The Myth of the Overnight Success
The overnight success almost always took ten years. We just weren't watching for the first nine.
The overnight success almost always took ten years. We just weren't watching for the first nine.
The first nine years nobody saw
A band explodes seemingly out of nowhere. A founder is suddenly everywhere. An athlete arrives fully formed. We call them overnight successes, and the phrase quietly poisons everyone who hears it, because it hides the only part that actually matters: the years of obscure, unrewarded work that came before the night we happened to notice. The overnight was real. The 'overnight' was a lie of editing.
Ask almost any 'sudden' success and they'll laugh at the word. The musician played a thousand empty rooms. The founder failed at two earlier things. The athlete trained for a decade before the highlight reel. The breakthrough is the visible tip of an enormous, invisible base of effort — and because we only ever see the tip, we wildly underestimate what success actually costs and how long it takes.
It took me twenty years to become an overnight success.

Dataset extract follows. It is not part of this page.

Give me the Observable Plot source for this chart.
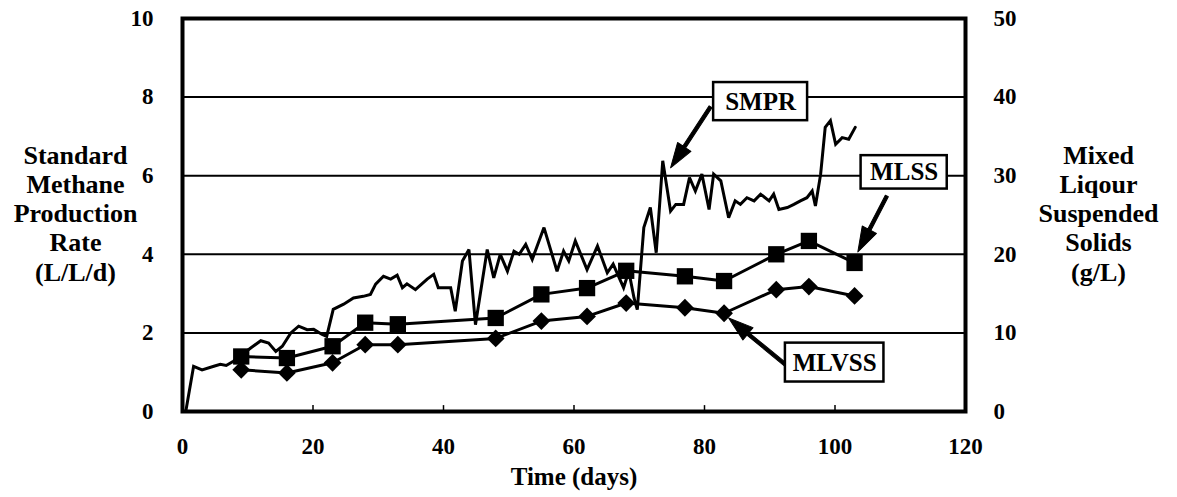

Why the illusion is dangerous
The overnight-success myth is not just inaccurate; it's actively discouraging. When you compare your messy year two to someone else's visible year ten, you conclude you're failing — when really you're just early. Most people quit in the obscure years precisely because they expected the timeline to be short, and the gap between the myth and their reality felt like proof they weren't cut out for it. They weren't untalented. They were on schedule, and didn't know it.
Motorsport is honest about this in a way most fields aren't. Nobody thinks a driver appears on the grid by magic — everyone knows about the karting years, the unseen testing, the thousands of laps that built the two-tenths of a second that finally won. The race we remember sits on top of years we never watched. Every field works this way; racing is just unembarrassed about showing the apprenticeship.
Respect your obscure years
If you're in the early, invisible part of something right now — putting in real work that nobody's noticing yet — the reframe is everything. You are not behind. You are in the part that everyone's origin story includes and nobody's highlight reel shows. The obscurity isn't a verdict; it's a stage, and it's the stage where the actual skill gets built, away from the pressure of an audience.
There's even a hidden gift in the unwatched years: they're the only time you get to be bad in private, to experiment and fail cheaply before the stakes and the spotlight arrive. The people who 'made it overnight' almost always used their obscurity well — they treated it as paid time to get good rather than waiting time to be discovered.
Success is the sum of small efforts repeated day in and day out.

Keep going in the dark
The hardest perseverance is the kind with no applause yet — working in the dark, with no proof the dawn is coming. That's where the overnight successes were too, for years, doing exactly what you're doing now. The difference between them and the people who quit is rarely talent. It's that they kept going through the long stretch where there was no evidence it would work.
So count nobody's success as overnight, least of all the ones you envy. Behind it is a base you never saw. And respect your own first nine years while you're in them — because the tenth, when it comes, will look like magic to everyone who wasn't watching.